* WORK TO DO:
Copy each line below in which the word "with" occurs.

* EXTRACTED INFORMATION:
◆ ◆ ◆

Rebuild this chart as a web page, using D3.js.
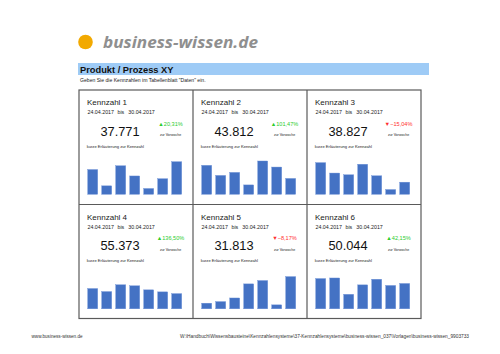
<!DOCTYPE html>
<html><head><meta charset="utf-8">
<script src="https://cdn.jsdelivr.net/npm/d3@7/dist/d3.min.js"></script>
<style>html,body{margin:0;padding:0;background:#fff}svg{display:block}</style>
</head><body>
<svg id="c" width="500" height="354"></svg>
<script>
// ---- data ----
const days = ["24.04.", "25.04.", "26.04.", "27.04.", "28.04.", "29.04.", "30.04."];
const titles = ["Kennzahl 1", "Kennzahl 2", "Kennzahl 3", "Kennzahl 4", "Kennzahl 5", "Kennzahl 6"];
const dateFrom = "24.04.2017";
const dateTo = "30.04.2017";
const changes = [20.31, 101.47, -15.04, 136.50, -8.17, 42.15];
const k1 = [6975, 2382, 8037, 5167, 1636, 4392, 9182];
const k2 = [8159, 5316, 6169, 2644, 9382, 7676, 4466];
const k3 = [8917, 5983, 5498, 8461, 5214, 1339, 3415];
const k4 = [8278, 7036, 9809, 9396, 7740, 6912, 6202];
const k5 = [1581, 2025, 3051, 7018, 7961, 1110, 9067];
const k6 = [8516, 8683, 4078, 6741, 8322, 6574, 7130];
const series = [k1, k2, k3, k4, k5, k6];
const yMax = [10000, 10000, 10000, 14500, 10000, 10000];

// ---- drawing ----
const svg = d3.select("#c");
const de = d3.formatLocale({decimal: ",", thousands: ".", grouping: [3], currency: ["", "€"]});
const fmtInt = de.format(",");
const fmtPct = de.format(".2f");
const sans = "'Liberation Sans', Arial, sans-serif";

// logo
svg.append("circle").attr("cx", 85.5).attr("cy", 42).attr("r", 7.3).attr("fill", "#f2a900");
svg.append("text").attr("x", 103).attr("y", 47.5)
  .attr("font-family", "'Open Sans', 'Liberation Sans', sans-serif")
  .attr("font-weight", 700).attr("font-style", "italic").attr("font-size", 16.5)
  .attr("fill", "#8f8f8f").attr("textLength", 155).attr("lengthAdjust", "spacingAndGlyphs")
  .text("business-wissen.de");

// header band
svg.append("rect").attr("x", 78).attr("y", 63).attr("width", 351).attr("height", 12).attr("fill", "#9ecbf6");
svg.append("text").attr("x", 80).attr("y", 73.2).attr("font-family", sans).attr("font-weight", 700)
  .attr("font-size", 9.3).attr("fill", "#111").text("Produkt / Prozess XY");
svg.append("text").attr("x", 80).attr("y", 82).attr("font-family", sans)
  .attr("font-size", 5.1).attr("fill", "#222").text("Geben Sie die Kennzahlen im Tabellenblatt \"Daten\" ein.");

// grid
const gx = 79, gy = 90, cw = 114, rh = 114.5;
const grid = svg.append("g").attr("stroke", "#5a5a5a").attr("stroke-width", 1.2).attr("fill", "none");
grid.append("rect").attr("x", gx).attr("y", gy).attr("width", cw * 3).attr("height", rh * 2 - 0.5);
grid.append("line").attr("x1", gx).attr("x2", gx + cw * 3).attr("y1", gy + rh).attr("y2", gy + rh);
[1, 2].forEach(i => grid.append("line").attr("x1", gx + cw * i).attr("x2", gx + cw * i).attr("y1", gy).attr("y2", gy + rh * 2 - 0.5));

// panels
series.forEach((vals, i) => {
  const col = i % 3, row = Math.floor(i / 3);
  const px = gx + col * cw, py = gy + row * rh;
  const g = svg.append("g").attr("transform", `translate(${px},${py})`).attr("font-family", sans);

  g.append("text").attr("x", 8).attr("y", 15.3).attr("font-size", 8).attr("fill", "#1a1a1a").text(titles[i]);
  g.append("text").attr("x", 8.5).attr("y", 24.3).attr("font-size", 5.3).attr("fill", "#1a1a1a").text(dateFrom);
  g.append("text").attr("x", 38.5).attr("y", 24.3).attr("font-size", 5.3).attr("fill", "#1a1a1a").text("bis");
  g.append("text").attr("x", 49.3).attr("y", 24.3).attr("font-size", 5.3).attr("fill", "#1a1a1a").text(dateTo);

  const total = d3.sum(vals);
  g.append("text").attr("x", 41).attr("y", 45.5).attr("text-anchor", "middle")
    .attr("font-size", 12.8).attr("fill", "#111").text(fmtInt(total));

  const up = changes[i] >= 0;
  g.append("text").attr("x", 91.5).attr("y", 35.7).attr("text-anchor", "middle")
    .attr("font-size", 5.6).attr("fill", up ? "#2ecc2e" : "#ff3030")
    .text((up ? "▲" : "▼") + fmtPct(changes[i]) + "%");
  g.append("text").attr("x", 91.5).attr("y", 46).attr("text-anchor", "middle")
    .attr("font-size", 3.5).attr("fill", "#222").text("zur Vorwoche");
  g.append("text").attr("x", 7.7).attr("y", 57.7).attr("font-size", 4.1).attr("fill", "#222")
    .text("kurze Erläuterung zur Kennzahl");

  const bottom = 104.3, H = 35.5;
  const x = d3.scaleBand().domain(days).range([6.7, 104.7]).paddingInner(0.286).paddingOuter(0.143);
  const y = d3.scaleLinear().domain([0, yMax[i]]).range([bottom, bottom - H]);
  g.append("g").selectAll("rect").data(vals).join("rect")
    .attr("x", (d, j) => x(days[j])).attr("width", x.bandwidth())
    .attr("y", d => y(d)).attr("height", d => bottom - y(d))
    .attr("fill", "#4472c4").attr("stroke", "#6a8fd6").attr("stroke-width", 0.4);
});

// footer
svg.append("text").attr("x", 31.5).attr("y", 337.5).attr("font-family", "'Liberation Sans', sans-serif")
  .attr("font-size", 4.6).attr("fill", "#333").text("www.business-wissen.de");
svg.append("text").attr("x", 180).attr("y", 337.5).attr("font-family", "'Liberation Sans', sans-serif")
  .attr("font-size", 4.6).attr("fill", "#333").attr("textLength", 289).attr("lengthAdjust", "spacingAndGlyphs")
  .text("W:\\Handbuch\\Wissensbausteine\\Kennzahlensysteme\\37-Kennzahlensysteme\\business-wissen_037\\Vorlagen\\business-wissen_9903733");
</script>
</body></html>
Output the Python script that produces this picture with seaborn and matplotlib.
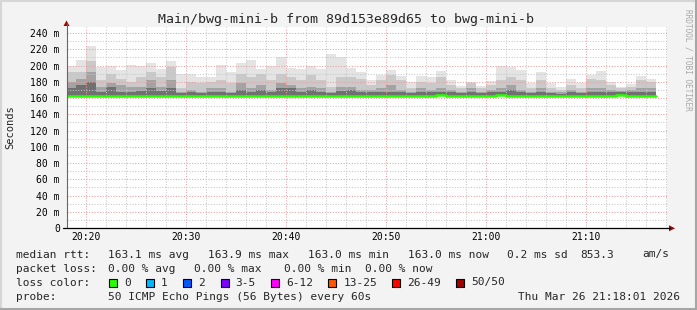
import numpy as np
import pandas as pd
import matplotlib
matplotlib.use("Agg")
import matplotlib.pyplot as plt
import seaborn as sns
from matplotlib.patches import Polygon, Rectangle
from matplotlib.lines import Line2D
from matplotlib.transforms import Affine2D

# ---------------- data ----------------
title = "Main/bwg-mini-b from 89d153e89d65 to bwg-mini-b"
start_minute = 18          # first column = 20:18
smoke_floor = 162.6        # min ping (ms)

smoke_max = [200, 207, 224, 198, 200, 194, 201, 199, 203, 196, 205, 190, 190, 186, 186,
             201, 192, 203, 207, 196, 199, 210, 197, 196, 199, 196, 214, 211, 197, 192,
             182, 188, 194, 187, 180, 187, 186, 193, 182, 175, 180, 175, 181, 200, 198,
             194, 178, 192, 179, 174, 183, 178, 188, 193, 180, 174, 177, 187, 183]
smoke_l2 = [192, 192, 205, 182, 190, 184, 180, 186, 192, 186, 198, 172, 180, 178, 180,
            182, 178, 190, 186, 190, 182, 190, 186, 182, 188, 182, 174, 186, 186, 184,
            176, 182, 188, 182, 172, 180, 178, 186, 176, 172, 178, 172, 176, 182, 186,
            182, 172, 182, 172, 170, 176, 172, 184, 182, 176, 172, 174, 182, 180]
smoke_l3 = [180, 184, 192, 174, 178, 176, 174, 174, 182, 174, 182, 168, 170, 168, 172,
            172, 168, 178, 172, 176, 170, 178, 176, 172, 174, 172, 168, 174, 174, 170,
            170, 172, 176, 170, 168, 172, 170, 172, 170, 168, 172, 168, 170, 172, 176,
            170, 168, 172, 168, 167, 170, 168, 172, 172, 170, 169, 170, 172, 172]
smoke_l4 = [172, 176, 180, 168, 174, 168, 168, 169, 172, 169, 172, 166, 167, 166, 167,
            167, 166, 170, 168, 170, 167, 172, 172, 168, 170, 168, 166, 169, 170, 167,
            167, 168, 168, 167, 166, 167, 167, 167, 167, 166, 168, 166, 167, 167, 170,
            167, 166, 168, 166, 165, 167, 166, 168, 167, 167, 167, 167, 168, 168]
median_rtt = [163.0] * 37 + [164.2] + [163.0] * 5 + [164.2] + [163.0] * 11 + [164.2] + [163.0] * 3

y_ticks = [0, 20, 40, 60, 80, 100, 120, 140, 160, 180, 200, 220, 240]
y_tick_labels = ["0", "20 m", "40 m", "60 m", "80 m", "100 m", "120 m", "140 m",
                 "160 m", "180 m", "200 m", "220 m", "240 m"]
x_ticks = [20, 30, 40, 50, 60, 70]
x_tick_labels = ["20:20", "20:30", "20:40", "20:50", "21:00", "21:10"]

rtt_line = [("median rtt:", 16), ("163.1 ms avg", 107.5), ("163.9 ms max", 208),
            ("163.0 ms min", 308), ("163.0 ms now", 408), ("0.2 ms sd", 507),
            ("853.3", 580), ("am/s", 642)]
loss_line = [("packet loss:", 16), ("0.00 % avg", 107.5), ("0.00 % max", 194),
             ("0.00 % min", 284), ("0.00 % now", 365)]
loss_labels = ["0", "1", "2", "3-5", "6-12", "13-25", "26-49", "50/50"]
loss_colors = ["#26ff00", "#00b8ff", "#0059ff", "#7e00ff", "#ff00ff", "#ff5500", "#ff0000", "#a00000"]
probe_text = "50 ICMP Echo Pings (56 Bytes) every 60s"
stamp_text = "Thu Mar 26 21:18:01 2026"

# ---------------- style ----------------
W, H = 697, 310
sns.set_style("white")
plt.rcParams["font.family"] = ["DejaVu Sans Mono", "DejaVu Sans"]

fig = plt.figure(figsize=(W / 100, H / 100), dpi=100, facecolor="#f3f3f3")
pxt = Affine2D().scale(1 / W, -1 / H).translate(0, 1) + fig.transFigure

L, R, T, B = 66.5, 667, 27, 228
ax = fig.add_axes([L / W, 1 - B / H, (R - L) / W, (B - T) / H])
ax.set_facecolor("white")

n = len(smoke_max)
minute = start_minute + np.arange(n)

shades = ["#e4e4e4", "#c9c9c9", "#a3a3a3", "#707070"]
for lv, c in zip([smoke_max, smoke_l2, smoke_l3, smoke_l4], shades):
    ax.bar(minute, np.array(lv) - smoke_floor, bottom=smoke_floor, width=1.0,
           align="edge", color=c, linewidth=0, antialiased=False, zorder=1)

df = pd.DataFrame({"minute": np.r_[minute, minute[-1] + 1],
                   "rtt": np.r_[median_rtt, median_rtt[-1]]})
sns.lineplot(data=df, x="minute", y="rtt", drawstyle="steps-post", color="#26ff00",
             linewidth=1.8, ax=ax, legend=False, zorder=3)

ax.set_xlim(18.1, 78.1)
ax.set_ylim(0, 247.4)
ax.set_yticks(y_ticks)
ax.set_yticklabels(y_tick_labels)
ax.set_yticks(np.arange(10, 247, 20), minor=True)
ax.set_xticks(x_ticks)
ax.set_xticklabels(x_tick_labels)
ax.set_xticks(np.arange(18, 79, 2), minor=True)
ax.set_xlabel("")
ax.set_ylabel("")
ax.tick_params(which="both", length=0)
ax.tick_params(axis="y", labelsize=7, pad=4.8, colors="#000000")
ax.tick_params(axis="x", labelsize=7, pad=3.2, colors="#000000")
ax.set_axisbelow(False)
ax.grid(which="major", color="#eaa0a0", linestyle=(0, (1, 1.6)), linewidth=0.75)
ax.grid(which="minor", color="#c6c6c6", linestyle=(0, (1, 1.6)), linewidth=0.75)
for s in ax.spines.values():
    s.set_visible(False)

# axes lines with arrows
fig.add_artist(Line2D([66.5, 66.5], [228, 23], color="#666666", linewidth=0.8, transform=pxt))
fig.add_artist(Line2D([63, 670], [228.3, 228.3], color="#000000", linewidth=0.9, transform=pxt))
fig.add_artist(Polygon([[63.5, 26], [69.5, 26], [66.5, 20.5]], closed=True,
                       facecolor="#a00000", edgecolor="none", transform=pxt))
fig.add_artist(Polygon([[669, 225.3], [669, 231.3], [675, 228.3]], closed=True,
                       facecolor="#a00000", edgecolor="none", transform=pxt))

# texts
fig.text(346, 19, title, transform=pxt, ha="center", va="center", fontsize=9.5)
fig.text(10, 127.5, "Seconds", transform=pxt, ha="center", va="center", fontsize=7.5, rotation=90)
fig.text(688, 60, "RRDTOOL / TOBI OETIKER", transform=pxt, ha="center", va="center",
         fontsize=5.6, rotation=270, color="#a8a8a8")

for txt, x in rtt_line:
    fig.text(x, 254.5, txt, transform=pxt, ha="left", va="center", fontsize=8)
for txt, x in loss_line:
    fig.text(x, 268.5, txt, transform=pxt, ha="left", va="center", fontsize=8)

fig.text(16, 282.5, "loss color:", transform=pxt, ha="left", va="center", fontsize=8)
cw = 6.69
sx = 109
for lab, col in zip(loss_labels, loss_colors):
    fig.add_artist(Rectangle((sx, 278.5), 8, 8, facecolor=col, edgecolor="#000000",
                             linewidth=0.8, transform=pxt))
    fig.text(sx + 15, 282.5, lab, transform=pxt, ha="left", va="center", fontsize=8)
    sx = sx + 15 + len(lab) * cw + 15.5

fig.text(16, 296.5, "probe:", transform=pxt, ha="left", va="center", fontsize=8)
fig.text(107.5, 296.5, probe_text, transform=pxt, ha="left", va="center", fontsize=8)
fig.text(680, 296.5, stamp_text, transform=pxt, ha="right", va="center", fontsize=8)

# frame
fig.add_artist(Line2D([0, W], [0.8, 0.8], color="#d6d6d6", linewidth=1.5, transform=pxt))
fig.add_artist(Line2D([0.8, 0.8], [0, H], color="#d6d6d6", linewidth=1.5, transform=pxt))
fig.add_artist(Line2D([0, W], [H - 0.8, H - 0.8], color="#a6a6a6", linewidth=1.5, transform=pxt))
fig.add_artist(Line2D([W - 0.8, W - 0.8], [0, H], color="#a6a6a6", linewidth=1.5, transform=pxt))

fig.savefig("out.png", dpi=100, facecolor=fig.get_facecolor())
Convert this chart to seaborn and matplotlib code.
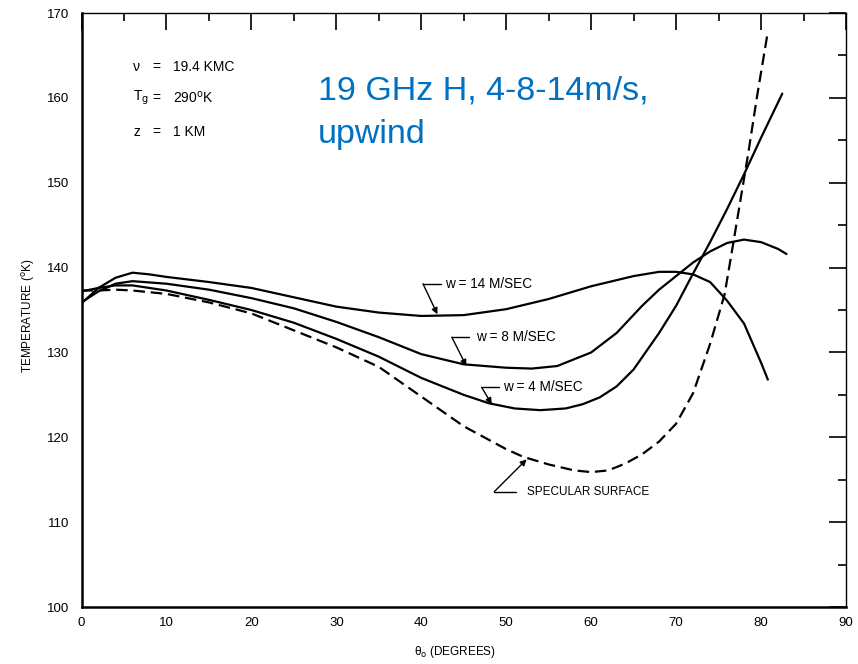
import numpy as np
import pandas as pd
import matplotlib
matplotlib.use("Agg")
import matplotlib.pyplot as plt
import seaborn as sns
from matplotlib.ticker import MultipleLocator

# Brightness temperature vs. nadir angle, 19.4 KMC, horizontal polarisation
theta_w14 = [0, 2, 4, 6, 8, 10, 15, 20, 25, 30, 35, 40, 45, 50, 55, 60, 65, 68, 70, 72, 74, 76, 78, 80, 80.8]
temp_w14 = [135.8, 137.6, 138.8, 139.4, 139.2, 138.9, 138.3, 137.6, 136.5, 135.4, 134.7, 134.3, 134.4, 135.1,
            136.3, 137.8, 139.0, 139.5, 139.5, 139.2, 138.3, 136.1, 133.4, 128.8, 126.8]

theta_w8 = [0, 2, 4, 6, 10, 15, 20, 25, 30, 35, 40, 45, 50, 53, 56, 60, 63, 66, 68, 70, 72, 74, 76, 78, 80, 82, 83]
temp_w8 = [135.9, 137.2, 138.1, 138.4, 138.1, 137.4, 136.4, 135.2, 133.6, 131.8, 129.8, 128.6, 128.2, 128.1,
           128.4, 130.0, 132.3, 135.5, 137.4, 139.0, 140.6, 141.9, 142.9, 143.3, 143.0, 142.2, 141.6]

theta_w4 = [0, 2, 4, 6, 10, 15, 20, 25, 30, 35, 40, 45, 48, 51, 54, 57, 59, 61, 63, 65, 68, 70, 72, 74, 76, 78, 80, 82.5]
temp_w4 = [137.2, 137.6, 137.9, 137.9, 137.3, 136.2, 135.0, 133.5, 131.6, 129.5, 127.0, 125.0, 124.0, 123.4,
           123.2, 123.4, 123.9, 124.7, 126.0, 128.0, 132.3, 135.5, 139.3, 143.0, 146.9, 151.0, 155.3, 160.5]

theta_spec = [0, 2, 4, 6, 10, 15, 20, 25, 30, 35, 40, 45, 50, 52, 55, 58, 60, 62, 64, 66, 68, 70, 72, 74,
              75.7, 76.5, 77.5, 78.5, 79.5, 80.8]
temp_spec = [137.3, 137.3, 137.4, 137.3, 136.9, 135.9, 134.6, 132.6, 130.6, 128.3, 124.8, 121.3, 118.6, 117.7,
             116.8, 116.1, 115.9, 116.1, 116.9, 118.0, 119.5, 121.6, 125.2, 131.0, 136.8, 141.5, 147.5, 153.5,
             160.0, 167.8]

series_names = ["w = 14", "w = 8", "w = 4", "specular"]

frames = []
for name, xs, ys in zip(series_names,
                        [theta_w14, theta_w8, theta_w4, theta_spec],
                        [temp_w14, temp_w8, temp_w4, temp_spec]):
    frames.append(pd.DataFrame({"theta": xs, "temp": ys, "series": name}))
df = pd.concat(frames, ignore_index=True)

sns.set_style("white")
plt.rcParams["font.family"] = ["Liberation Sans", "DejaVu Sans"]
plt.rcParams["mathtext.fontset"] = "dejavusans"
for key in ["text.color", "axes.labelcolor", "xtick.color", "ytick.color"]:
    plt.rcParams[key] = "black"

fig = plt.figure(figsize=(8.58, 6.64), dpi=100)
ax = fig.add_axes([0.0950, 0.0858, 0.8910, 0.8946])

sns.lineplot(data=df, x="theta", y="temp", hue="series", style="series",
             palette={n: "black" for n in series_names},
             dashes={"w = 14": "", "w = 8": "", "w = 4": "", "specular": (5.2, 2.6)},
             linewidth=1.6, estimator=None, legend=False, ax=ax)

ax.set_xlim(0, 90)
ax.set_ylim(100, 170)
ax.xaxis.set_major_locator(MultipleLocator(10))
ax.xaxis.set_minor_locator(MultipleLocator(5))
ax.yaxis.set_major_locator(MultipleLocator(10))
ax.yaxis.set_minor_locator(MultipleLocator(5))
ax.tick_params(which="major", direction="in", length=12, width=1.2, top=True, right=True,
               labelsize=9.5, colors="black")
ax.tick_params(axis="y", which="major", pad=9)
ax.tick_params(axis="x", which="major", pad=7)
ax.tick_params(which="minor", direction="in", length=6, width=1.2, top=True, right=True)

for side, lw in [("left", 1.8), ("bottom", 1.8), ("top", 1.0), ("right", 1.0)]:
    ax.spines[side].set_visible(True)
    ax.spines[side].set_color("black")
    ax.spines[side].set_linewidth(lw)

ax.set_xlabel("")
ax.set_ylabel("")
ax.text(0.4886, -0.075, r"θ$_{\rm o}$ (DEGREES)", transform=ax.transAxes,
        ha="center", va="center", fontsize=8.5)
ax.text(-0.069, 0.49, r"TEMPERATURE ($^{\rm o}$K)", transform=ax.transAxes,
        ha="center", va="center", rotation=90, fontsize=8.5)

# Parameter block
params = [("ν", "19.4 KMC", 163.6),
          (r"T$_{\rm g}$", r"290$^{\rm o}$K", 160.0),
          ("z", "1 KM", 156.0)]
for sym, val, yy in params:
    ax.text(6.1, yy, sym, ha="left", va="center", fontsize=10)
    ax.text(8.4, yy, "=", ha="left", va="center", fontsize=10)
    ax.text(10.8, yy, val, ha="left", va="center", fontsize=10)

# Title overlay
ax.text(27.8, 159.8, "19 GHz H, 4-8-14m/s,", ha="left", va="baseline",
        fontsize=24.5, color="#0070C0")
ax.text(27.8, 154.7, "upwind", ha="left", va="baseline",
        fontsize=24.5, color="#0070C0")

# Curve labels with leader arrows
labels = [("w = 14 M/SEC", 42.8, 138.1, 40.2, 42.3, 41.9, 134.5, 9.8),
          ("w = 8 M/SEC", 46.5, 131.8, 43.6, 45.6, 45.3, 128.4, 9.8),
          ("w = 4 M/SEC", 49.6, 125.9, 47.1, 49.1, 48.3, 123.9, 9.8),
          ("SPECULAR SURFACE", 52.4, 113.6, 48.6, 51.2, 52.4, 117.4, 8.5)]
for txt, tx, ty, ex, sx, px, py, fs in labels:
    ax.text(tx, ty, txt, ha="left", va="center", fontsize=fs)
    ax.plot([ex, sx], [ty, ty], color="black", lw=1.0)
    ax.annotate("", xy=(px, py), xytext=(ex, ty),
                arrowprops=dict(arrowstyle="-|>", color="black", lw=1.0,
                                mutation_scale=9, shrinkA=0, shrinkB=0))

fig.savefig("out.png", dpi=100)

◆ ◆ ◆

* SOLVED EXERCISE:
Output the Python script that produces this picture with seaborn and matplotlib.
# axes lines with arrows
# Curve labels with leader arrows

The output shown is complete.